1690 - Spanish Texas
The first explorers of the area were Spaniards, Cabeza de Vaca in 1528-36, and Francisco Vasquez de Coronado from 1540-42. Other Spainish gold hunters traversed the State occasionally during the next 140 years but it was not until 1682 that a still-existing Indian pueblo under Spanish auspices was found at Ysles near modern El Paso, a town 200 years younger. La Salle, driven west by a storm while searching for the mouth of the Mississippi down which he had sailed, three years previously, built in 1685 near Matagorda Bay a fort which was soon destroyed by the Indians.
Four Frenchmen found refuge among the more peaceable Tejas Indians who, as a result, have their tribal name perpetuated as "Texas". Alarmed by this accidental and unsuccessful French invasion, the Spaniards of Mexico established in 1690 the Mission San Francisco de los Tejas near modern Nacogoches, but this far-away mission was soon abandoned. Later various other scattered missions and forts were estabishcd, but in 1800 those at San Antonio. Nacogdoches and Goliad were the chief centers of over 200 years of Spanish colonization San Antonio, begun in 1718, became in 1730 the first civil European settlement in Texas.
For two centuries, evangelization worked with sedentary groups. In Texas, the mission system would adapt to the nomadic cultures of the southern Plains with great difficulty. The independent hunter-gatherer nomads who balked at conversion baffled the missionaries. For thousands of years, the Plains tribes had developed sophisticated survival systems and a true warrior caste unparalleled in the European military tradition. Those and other cultural traits the many Plains tribes shared enabled them to hold out against Spanish, French, and Anglo-American expansion for over three centuries. Consequently, Spanish missionaries generally concentrated their efforts on the weaker tribes, namely the so-called Coahuiltecos that stronger tribes had intimidated or defeated. Although missionaries attempted to work among Caddoan, Comanche, and Lipan Apache tribes, their efforts rarely succeeded.
Between 1690 and 1720, the Spanish centered their missionary effort in east Texas. The establishment of the presidio-mission complex at San Antonio in 1716 by Alonso de Alarcón proved to be a brilliant strategic move on Spain's part. During the 1730s and 1740s, the Spanish mission field spread from east Texas to San Antonio and La Bahia. The Spanish partially abandoned the east Texas missions and moved the missions to San Antonio. San Antonio de Valero, San Juan Capistrano, San Francisco de la Espada and Purísima Concepción formed a cluster of missions along the Río San Antonio. Supported by a Spanish population center and presidio at the Villa de San Antonio de Bexar, the area became an important trade center. Unlike east Texas, which depended on the French at Natchitoches for supplies and the presidio-mission at La Bahia, which lacked a population base save for the few dozen presidial soldiers with families and missionaries, San Antonio was comparatively self-sufficient.

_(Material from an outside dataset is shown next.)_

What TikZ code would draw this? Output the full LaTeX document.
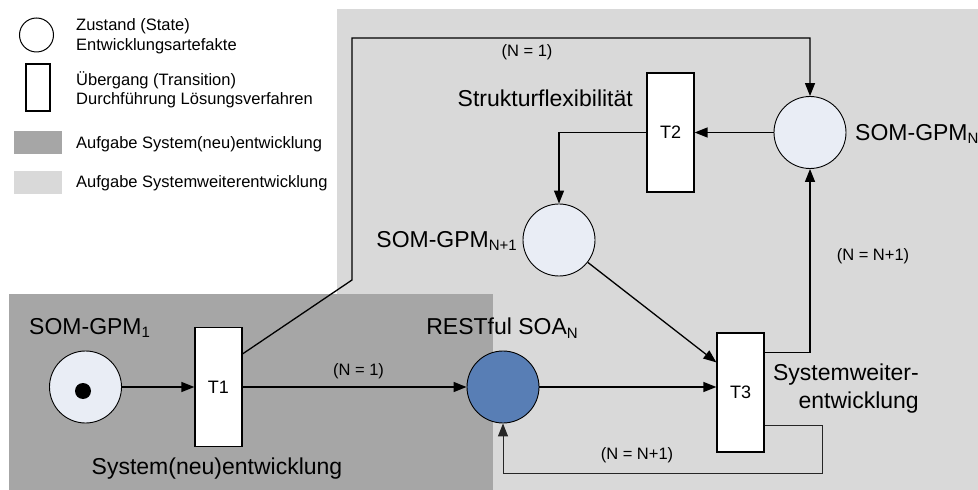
\documentclass[tikz,border=0pt]{standalone}
\usepackage{fontspec}
\setmainfont{Liberation Sans}
\usetikzlibrary{arrows.meta}
\definecolor{lightbg}{HTML}{D9D9D9}
\definecolor{darkbg}{HTML}{A6A6A6}
\definecolor{placefill}{HTML}{E9EDF5}
\definecolor{restfill}{HTML}{587EB5}
\newcommand\mysub[1]{\raisebox{-0.16em}{\fontsize{15bp}{15bp}\selectfont #1}}
\begin{document}
\begin{tikzpicture}[x=1bp,y=-1bp,
 place/.style={circle,draw,line width=0.9bp,fill=placefill,minimum size=72bp,inner sep=0pt},
 trans/.style={rectangle,draw,line width=1.2bp,fill=white,minimum width=47bp,minimum height=119bp,inner sep=0pt,font=\fontsize{18bp}{20bp}\selectfont},
 arr/.style={draw,line width=1.3bp,-{Triangle[length=13bp,width=10bp]}},
 big/.style={inner sep=0pt,font=\fontsize{23bp}{28bp}\selectfont},
 small/.style={inner sep=0pt,font=\fontsize{16.5bp}{19.5bp}\selectfont},
]
\useasboundingbox (0,0) rectangle (978,490);
\fill[lightbg] (337,9) rectangle (978,490);
\fill[darkbg] (9,294) rectangle (493,490);

% legend
\node[circle,draw,line width=1bp,minimum size=34bp,inner sep=0pt] (lc) at (36.5,35) {};
\node[rectangle,draw,line width=1.2bp,minimum width=24bp,minimum height=47bp,inner sep=0pt] (lr) at (38,87.5) {};
\node[fill=darkbg,minimum width=48bp,minimum height=23bp,inner sep=0pt] (ld) at (38,142.5) {};
\node[fill=lightbg,minimum width=48bp,minimum height=23bp,inner sep=0pt] (ll) at (38,182.5) {};
\node[small,anchor=west,align=left] (lct) at (76,36) {Zustand (State)\\Entwicklungsartefakte};
\node[small,anchor=west,align=left] (lrt) at (76,90) {Übergang (Transition)\\Durchführung Lösungsverfahren};
\node[small,anchor=west] (ldt) at (76,144) {Aufgabe System(neu)entwicklung};
\node[small,anchor=west] (llt) at (76,183) {Aufgabe Systemweiterentwicklung};

% places and transitions
\node[place] (p1) at (85.5,387) {};
\node[circle,fill=black,minimum size=16bp,inner sep=0pt] (tok) at (83,391) {};
\node[place,fill=restfill] (rest) at (503,387) {};
\node[place] (pn) at (810,132.5) {};
\node[place] (pn1) at (559,240) {};
\node[trans] (t1) at (218.5,387) {T1};
\node[trans] (t2) at (670.5,132.5) {T2};
\node[trans] (t3) at (740.5,392.5) {T3};

% labels
\node[big,anchor=west] (l1) at (29,328) {SOM-GPM\mysub{1}};
\node[big,anchor=east] (lrest) at (578,328) {RESTful SOA\mysub{N}};
\node[big,anchor=west] (lpn) at (855,134) {SOM-GPM\mysub{N}};
\node[big,anchor=east] (lpn1) at (517,241) {SOM-GPM\mysub{N+1}};
\node[big,anchor=east] (lsf) at (633,98) {Strukturflexibilität};
\node[big,anchor=east,align=right] (lsw) at (919,389) {Systemweiter-\\entwicklung};
\node[big] (lsn) at (217,469) {System(neu)entwicklung};
\node[small] (n1a) at (358.5,371) {(N = 1)};
\node[small] (n1b) at (527,52) {(N = 1)};
\node[small] (nn1a) at (873,256) {(N = N+1)};
\node[small] (nn1b) at (637,455) {(N = N+1)};

% connectors
\coordinate (k1) at (352,280);
\coordinate (k2) at (352,38);
\coordinate (k3) at (822,425);
\coordinate (k4) at (822,473);
\draw[arr] ([yshift=-27bp]t1.north east) -- (k1) -- (k2) -- (k2 -| pn) -- (pn);
\draw[arr] (p1) -- (t1);
\draw[arr] (t1) -- (rest);
\draw[arr] (pn) -- (t2);
\draw[arr] (t2.west) -| (pn1);
\draw[arr] (pn1) -- ([yshift=-30bp]t3.north west);
\draw[arr] (rest) -- (rest -| t3.west);
\draw[arr] ([yshift=-20bp]t3.north east) -| (pn);
\draw[arr,line width=1bp,draw=black!85] (t3.east |- k3) -- (k3) -- (k4) -- (k4 -| rest) -- (rest);
\end{tikzpicture}
\end{document}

In 1799 Philip Nolan, an American, invaded the country from Louisiana with a small party for the ostensible purpose of purchasing horses. Two years later on a second expedition the Spaniards attacked the adventurers, killing some and sending the rest to Mexican mines. This was the beginning of the end of the Spanish regime. After the purchase of Louisiana in 1803, the people of the United States, and especially the inhabitants of the Southwest, looked on Texas as part of the destined dominion of the Republic and never lost an opportunity to strike at the Spanish power.
In 1806 it looked as though war must result with Spain over the possession of the region. The United States claimed westward to the Rio Grande on the strength of the French occupation; Spain as stoutly disputed the claim, and in October, 1806, armies of the two powers stood facing each other across the Sabine. However, Gen. James Wilkinson, who commanded the Americans, was glad of the opportunity given him by the retreat of the Spaniards to the west of the Sabine and by the excitement attending the rumored conspiracy of Aaron Burr to make a neutral ground treaty with the opposing commander, Herrera, which practically conceded to Spain the territory west of the Sabine.
In 1810, when the great revolution in Mexico against Spain had begun, the Southerners sympathized intensely with the natives, and before very long were lending secret aid to Mexico. A filibustering expedition into Texas was led by James Long, a Natchez merchant and ex-officer in the United States army. At Nacogdoches Texas was declared a republic and a provisional government organized; but the Spanish forces soon broke it up. For several years the coast of Texas became a rendezvous for pirate and adventurer. Louis de Aury, Captain Perry, General Mina, and Lafitte are best known. They made Galveston Island their headquarters.